例えば、今回の大規模修繕工事談合問題に伴い、大規模修繕コンサル(設計事務所)の関与も疑われる中、本当の「第三者」が分からない・・・と言った不安も在るかと思います。弊社は、これまで「(むしろ管理組合様側に立った)第三者業務のみ行う」ということを一貫しており、真に「中立」で「技術的」な「現況調査」を行うことを心がけております。
(余談ですが、こうした「内情」を知りたいというマンション管理組合様への「無料相談」も行います。但し、あくまで皆様の良好なマンション運営に貢献することが主旨ですので、暴露話だけにならない様にご注意ください。)
③オンライン相談と地域密着型サポートの特徴
特に、拠点を構える東大和市を中心に、東京多摩地域~23区、埼玉西部・神奈川北部エリアに密着したサポートを中心として行っておりますが。遠方からの相談や平日に時間が取れない方向けに、Zoomなどを利用したオンライン相談にも対応しており、気軽に専門家の意見を聞くことができます。その後も、ご相談内容に拠って、理事会や修繕委員会への同席にも対応いたします。
このように、ARCEでは分譲マンションの管理組合が抱える悩みに対して、建物(物的)と法的の両面からサポートする体制が整っており、個々の現況に即した実践的な支援が受けられます。
【まとめ】
①人口減少社会におけるマンション運営の難しさ
分譲マンションにおける管理組合の運営は、単なる義務の遂行にとどまらず、住まいの快適性と資産価値の維持に直結する非常に重要な役割を担っています。しかし現実には、役員のなり手不足や高齢化、住民間トラブル、資金不足といった複雑な課題が数多く存在します。
②長期的な視点と新たな管理手法の模索
管理組合が健全に機能するためには、明確なルールの整備とともに、住民同士の信頼関係や外部の知見をうまく取り入れる柔軟な姿勢が求められます。大規模修繕や資金計画といった長期的な視点も欠かせません。

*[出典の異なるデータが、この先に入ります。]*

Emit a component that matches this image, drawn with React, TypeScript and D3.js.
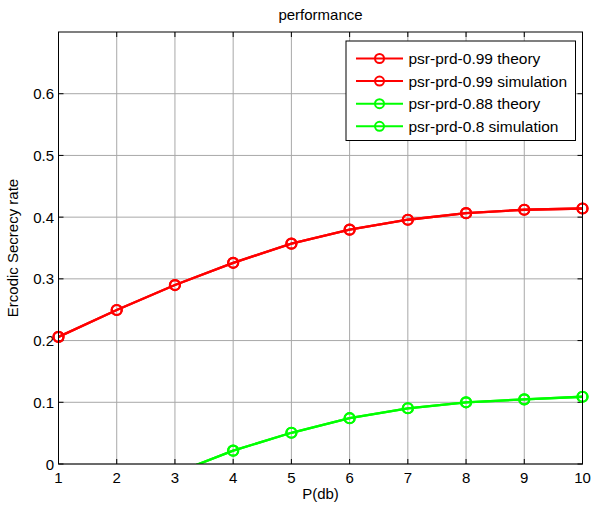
import React from "react";
import * as d3 from "d3";

const xValues = [1, 2, 3, 4, 5, 6, 7, 8, 9, 10];
const red099Theory = [0.206, 0.2495, 0.29, 0.326, 0.357, 0.3797, 0.3958, 0.4065, 0.412, 0.414];
const red099Sim = [0.206, 0.2495, 0.29, 0.326, 0.357, 0.3797, 0.3958, 0.4065, 0.412, 0.414];
const green088Theory = [-0.09, -0.05, -0.015, 0.0216, 0.0506, 0.0742, 0.0903, 0.1, 0.1048, 0.109];
const green08Sim = [-0.09, -0.05, -0.015, 0.0216, 0.0506, 0.0742, 0.0903, 0.1, 0.1048, 0.109];
const xTicks = [1, 2, 3, 4, 5, 6, 7, 8, 9, 10];
const yTicks = [0, 0.1, 0.2, 0.3, 0.4, 0.5, 0.6];
const seriesNames = [
  "psr-prd-0.99 theory",
  "psr-prd-0.99 simulation",
  "psr-prd-0.88 theory",
  "psr-prd-0.8 simulation",
];
const seriesColors = ["#ff0000", "#ff0000", "#00ff00", "#00ff00"];
const seriesData = [red099Theory, red099Sim, green088Theory, green08Sim];

const W = 592;
const H = 512;
const L = 58.5;
const R = 582.5;
const T = 32;
const B = 464;
const FONT = "'Liberation Sans', Arial, sans-serif";
const FS = 15;
const LFS = 15.5;

export default function App() {
  const x = d3.scaleLinear().domain([1, 10]).range([L, R]);
  const y = d3.scaleLinear().domain([0, 0.7]).range([B, T]);
  const line = d3
    .line<number>()
    .x((_, i) => x(xValues[i]))
    .y((d) => y(d));

  return (
    <svg
      width={W}
      height={H}
      style={{ position: "absolute", left: 0, top: 0, background: "#fff" }}
      fontFamily={FONT}
    >
      <defs>
        <clipPath id="plotClip">
          <rect x={L} y={T} width={R - L} height={B - T} />
        </clipPath>
      </defs>
      <rect x={0} y={0} width={W} height={H} fill="#fff" />
      {/* grid */}
      {xTicks.map((t) => (
        <line key={"gx" + t} x1={x(t)} x2={x(t)} y1={T} y2={B} stroke="#a8a8a8" strokeWidth={1} />
      ))}
      {yTicks.map((t) => (
        <line key={"gy" + t} x1={L} x2={R} y1={y(t)} y2={y(t)} stroke="#a8a8a8" strokeWidth={1} />
      ))}
      {/* ticks inward */}
      {xTicks.map((t) => (
        <g key={"tx" + t}>
          <line x1={x(t)} x2={x(t)} y1={B} y2={B - 5} stroke="#000" />
          <line x1={x(t)} x2={x(t)} y1={T} y2={T + 5} stroke="#000" />
          <text x={x(t)} y={B + 19} fontSize={FS} textAnchor="middle" fill="#000">
            {t}
          </text>
        </g>
      ))}
      {yTicks.map((t) => (
        <g key={"ty" + t}>
          <line x1={L} x2={L + 5} y1={y(t)} y2={y(t)} stroke="#000" />
          <line x1={R} x2={R - 5} y1={y(t)} y2={y(t)} stroke="#000" />
          <text x={L - 4.5} y={y(t) + 5.5} fontSize={FS} textAnchor="end" fill="#000">
            {t === 0 ? "0" : d3.format(".1f")(t)}
          </text>
        </g>
      ))}
      {/* series */}
      <g clipPath="url(#plotClip)">
        {seriesData.map((s, i) => (
          <path key={"l" + i} d={line(s) || ""} fill="none" stroke={seriesColors[i]} strokeWidth={2.3} />
        ))}
      </g>
      {seriesData.map((s, i) => (
        <g key={"m" + i}>
          {s.map((v, j) =>
            v >= 0 ? (
              <circle key={j} cx={x(xValues[j])} cy={y(v)} r={5} fill="none" stroke={seriesColors[i]} strokeWidth={2.2} />
            ) : null
          )}
        </g>
      ))}
      {/* axes box */}
      <rect x={L} y={T} width={R - L} height={B - T} fill="none" stroke="#000" strokeWidth={1} />
      {/* legend */}
      <g>
        <rect x={346} y={41} width={229.5} height={99.5} fill="#fff" stroke="#000" strokeWidth={1} />
        {seriesNames.map((n, i) => {
          const ly = 58.5 + i * 22.6;
          return (
            <g key={"lg" + i}>
              <line x1={356} x2={403} y1={ly} y2={ly} stroke={seriesColors[i]} strokeWidth={2} />
              <circle cx={379.5} cy={ly} r={4.5} fill="none" stroke={seriesColors[i]} strokeWidth={2} />
              <text x={408.5} y={ly + 5.5} fontSize={LFS} fill="#000">
                {n}
              </text>
            </g>
          );
        })}
      </g>
      {/* titles */}
      <text x={(L + R) / 2} y={19.5} fontSize={FS} textAnchor="middle" fill="#000">
        performance
      </text>
      <text x={(L + R) / 2} y={499} fontSize={FS} textAnchor="middle" fill="#000">
        P(db)
      </text>
      <text
        transform={`translate(17.5, ${(T + B) / 2}) rotate(-90)`}
        fontSize={FS}
        textAnchor="middle"
        fill="#000"
      >
        Ercodic Secrecy rate
      </text>
    </svg>
  );
}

また、住民間コミュニケーションを促進するアプリや、AIを利用した管理支援ツール等が開発されていないか?等の最新の知見の導入にも視野を広げておきたいところです。
ARCEでは、こうした分譲マンション管理組合の悩みに対して、一級建築士による調査支援やオンライン相談など、個別に即した支援体制を整えています。初回無料相談をきっかけに、無理のないかたちで継続的な運営サポートを検討してみるのも一つの選択肢です。
健全な管理組合運営が、安心で快適な住環境の第一歩です。まずは自分たちの現状を見つめ直し、小さな改善から始めてみましょう。